▶ [Task directions]:
Take the lines from the top down to and including the one with "[line width=1.7pt, black]" and repeat them exactly. Omit images.

::::::::

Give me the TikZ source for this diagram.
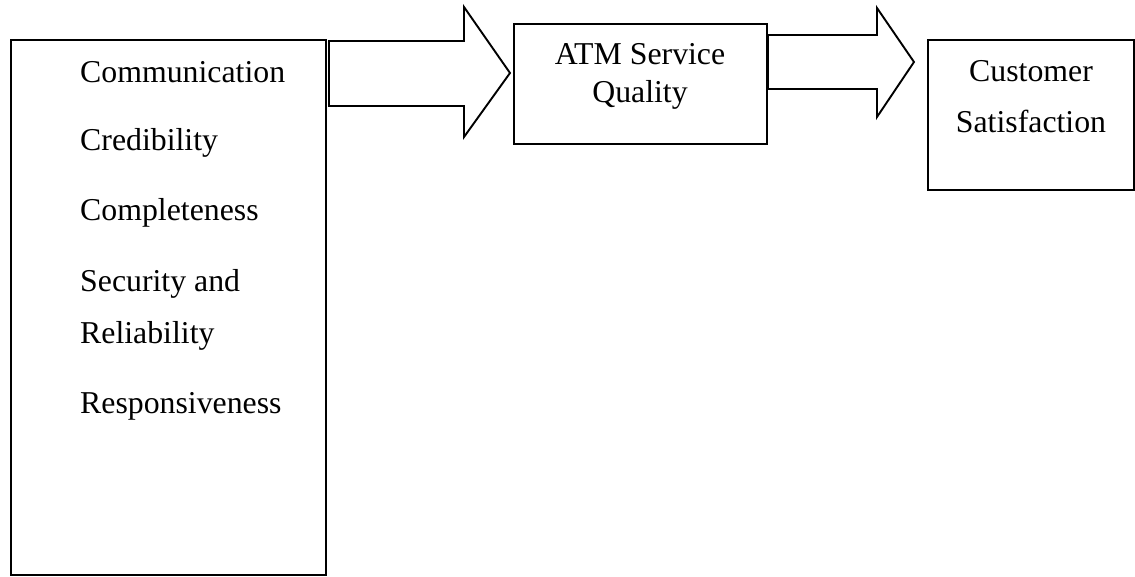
\documentclass[tikz,border=0pt]{standalone}
\usepackage{fontspec}
\setmainfont{Liberation Serif}
\begin{document}
\begin{tikzpicture}[x=1pt,y=-1pt,
  box/.style={draw=black,line width=1.9pt},
  bigarrow/.style={draw=black,line width=1.9pt,line join=miter,fill=white},
  lbl/.style={inner sep=0pt,font=\fontsize{31.8}{38}\selectfont}]
\useasboundingbox (0,0) rectangle (1135,577);
% boxes
\draw[box] (11,40) rectangle (326,575);
\draw[box] (514,24) rectangle (767,144);
\draw[box] (928,40) rectangle (1134,190);
% block arrows
\draw[bigarrow] (329,41) -- (464,41) -- (464,7) -- (510,73) -- (464,137) -- (464,106) -- (329,106) -- cycle;
\draw[bigarrow] (768,35) -- (877,35) -- (877,8) -- (914,62) -- (877,117) -- (877,89) -- (768,89) -- cycle;
% left list
\node[lbl,anchor=base west] (t1) at (80,83) {Communication};
\node[lbl,anchor=base west] (t2) at (80,151) {Credibility};
\node[lbl,anchor=base west] (t3) at (80,221) {Completeness};
\node[lbl,anchor=base west] (t4) at (80,291) {Security and};
\node[lbl,anchor=base west] (t5) at (80,343) {Reliability};
\node[lbl,anchor=base west] (t6) at (80,413) {Responsiveness};
% ATM
\node[lbl,anchor=base] (a1) at (640,65) {ATM Service};
\node[lbl,anchor=base] (a2) at (640,103) {Quality};
% Customer
\node[lbl,anchor=base] (c1) at (1031,82) {Customer};
\node[lbl,anchor=base] (c2) at (1031,133) {Satisfaction};
\end{tikzpicture}
\end{document}
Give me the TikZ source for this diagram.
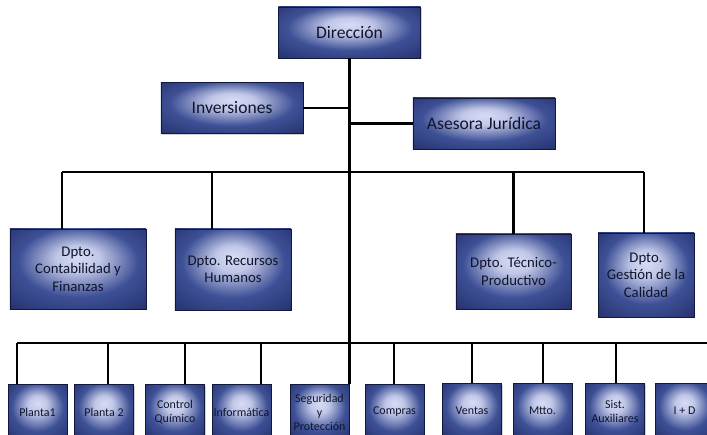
\documentclass[tikz,border=0pt]{standalone}
\usepackage{fontspec}
\setmainfont{Carlito}
\usepackage{tikz}
\usetikzlibrary{calc,positioning,shadows}
\definecolor{boxdark}{RGB}{24,34,88}
\definecolor{boxmid}{RGB}{62,80,150}
\definecolor{boxlight}{RGB}{215,220,245}
\definecolor{boxtext}{RGB}{16,20,44}
\pgfdeclareradialshading{orgbox}{\pgfpoint{0bp}{8bp}}{color(0bp)=(boxlight); color(8bp)=(boxlight!85!boxmid); color(22bp)=(boxmid); color(38bp)=(boxdark!70!boxmid); color(50bp)=(boxdark)}
\tikzstyle{link} = [line width=1.7pt, black]

\begin{document}
\begin{tikzpicture}[
			x=0.025cm, y=-0.025cm,
			unit/.style={
					rectangle,
					draw=boxdark!70!black,
					shading=orgbox,
					drop shadow={shadow xshift=0.8pt, shadow yshift=-0.8pt, opacity=0.35},
					text=boxtext,
					align=center,
					inner sep=1pt
				},
			top/.style={unit, minimum width=3.55cm, minimum height=1.28cm, font=\fontsize{12.5}{15}\selectfont},
			dept/.style={unit, font=\fontsize{10.5}{12.5}\selectfont},
			sub/.style={unit, minimum width=1.47cm, minimum height=1.375cm, font=\fontsize{8.5}{10}\selectfont}
		]
		\useasboundingbox (0,0) rectangle (707,434);
		\clip (0,0) rectangle (707,434);
		% direccion y staff
		\node[top] (dir) at (349.5,32.5) {Dirección};
		\node[top] (inv) at (232,108) {Inversiones};
		\node[top] (ase) at (484,123.5) {Asesora Jurídica};
		% departamentos
		\node[dept, minimum width=3.4cm, minimum height=2cm] (cont) at (78,269) {Dpto.\\Contabilidad y\\Finanzas};
		\node[dept, minimum width=2.9cm, minimum height=2.025cm] (rrhh) at (233,269.5) {Dpto. Recursos\\Humanos};
		\node[dept, minimum width=2.875cm, minimum height=1.875cm] (tec) at (513.5,271.5) {Dpto. Técnico-\\Productivo};
		\node[dept, minimum width=2.4cm, minimum height=2.1cm] (cal) at (646,275) {Dpto.\\Gestión de la\\Calidad};
		% areas
		\node[sub] (p1) at (37.5,412) {Planta1};
		\node[sub] (p2) at (104,412) {Planta 2};
		\node[sub] (cq) at (175,412) {Control\\Químico};
		\node[sub] (inf) at (241.5,412) {Informática};
		\node[sub] (seg) at (319.5,412) {Seguridad\\y\\Protección};
		\node[sub] (com) at (394.5,412) {Compras};
		\node[sub] (ven) at (472,411) {Ventas};
		\node[sub] (mtt) at (542.5,411) {Mtto.};
		\node[sub] (sis) at (615,411) {Sist.\\Auxiliares};
		\node[sub] (id) at (684.5,411) {I + D};
		% lineas
		\coordinate (tbarL) at (62,172);
		\coordinate (tbarR) at (644,172);
		\coordinate (tbarH) at (212,172);
		\coordinate (bbarL) at (17,343);
		\coordinate (bbarR) at (707,343);
		\draw[link] (dir.south) -- (dir.south |- seg.north);
		\draw[link] (inv.east) -- (inv.east -| dir.south);
		\draw[link] (ase.west) -- (ase.west -| dir.south);
		\draw[link] (tbarL) -- (tbarR);
		\draw[link] (tbarL) -- (tbarL |- cont.north);
		\draw[link] (tbarH) -- (tbarH |- rrhh.north);
		\draw[link] (tec.north |- tbarL) -- (tec.north);
		\draw[link] (tbarR) -- (tbarR |- cal.north);
		\draw[link] (bbarL) -- (bbarR);
		\foreach \n/\x in {p1/17, p2/108, cq/185, inf/261, com/394, ven/472, mtt/543, sis/616}{
			\coordinate (j\n) at (\x,343);
			\draw[link] (j\n) -- (j\n |- \n.north);
		}
	\end{tikzpicture}
\end{document}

::::::::

▶ [Problem solution]:
Give me the TikZ source for this diagram.
\documentclass[tikz,border=0pt]{standalone}
\usepackage{fontspec}
\setmainfont{Liberation Serif}
\begin{document}
\begin{tikzpicture}[x=1pt,y=-1pt,
  box/.style={draw=black,line width=1.9pt},
  bigarrow/.style={draw=black,line width=1.9pt,line join=miter,fill=white},
  lbl/.style={inner sep=0pt,font=\fontsize{31.8}{38}\selectfont}]
\useasboundingbox (0,0) rectangle (1135,577);
% boxes
\draw[box] (11,40) rectangle (326,575);
\draw[box] (514,24) rectangle (767,144);
\draw[box] (928,40) rectangle (1134,190);
% block arrows
\draw[bigarrow] (329,41) -- (464,41) -- (464,7) -- (510,73) -- (464,137) -- (464,106) -- (329,106) -- cycle;
\draw[bigarrow] (768,35) -- (877,35) -- (877,8) -- (914,62) -- (877,117) -- (877,89) -- (768,89) -- cycle;
% left list
\node[lbl,anchor=base west] (t1) at (80,83) {Communication};
\node[lbl,anchor=base west] (t2) at (80,151) {Credibility};
\node[lbl,anchor=base west] (t3) at (80,221) {Completeness};
\node[lbl,anchor=base west] (t4) at (80,291) {Security and};
\node[lbl,anchor=base west] (t5) at (80,343) {Reliability};
\node[lbl,anchor=base west] (t6) at (80,413) {Responsiveness};
% ATM
\node[lbl,anchor=base] (a1) at (640,65) {ATM Service};
\node[lbl,anchor=base] (a2) at (640,103) {Quality};
% Customer
\node[lbl,anchor=base] (c1) at (1031,82) {Customer};
\node[lbl,anchor=base] (c2) at (1031,133) {Satisfaction};
\end{tikzpicture}
\end{document}
Give me the TikZ source for this diagram.
\documentclass[tikz,border=0pt]{standalone}
\usepackage{fontspec}
\setmainfont{Carlito}
\usepackage{tikz}
\usetikzlibrary{calc,positioning,shadows}
\definecolor{boxdark}{RGB}{24,34,88}
\definecolor{boxmid}{RGB}{62,80,150}
\definecolor{boxlight}{RGB}{215,220,245}
\definecolor{boxtext}{RGB}{16,20,44}
\pgfdeclareradialshading{orgbox}{\pgfpoint{0bp}{8bp}}{color(0bp)=(boxlight); color(8bp)=(boxlight!85!boxmid); color(22bp)=(boxmid); color(38bp)=(boxdark!70!boxmid); color(50bp)=(boxdark)}
\tikzstyle{link} = [line width=1.7pt, black]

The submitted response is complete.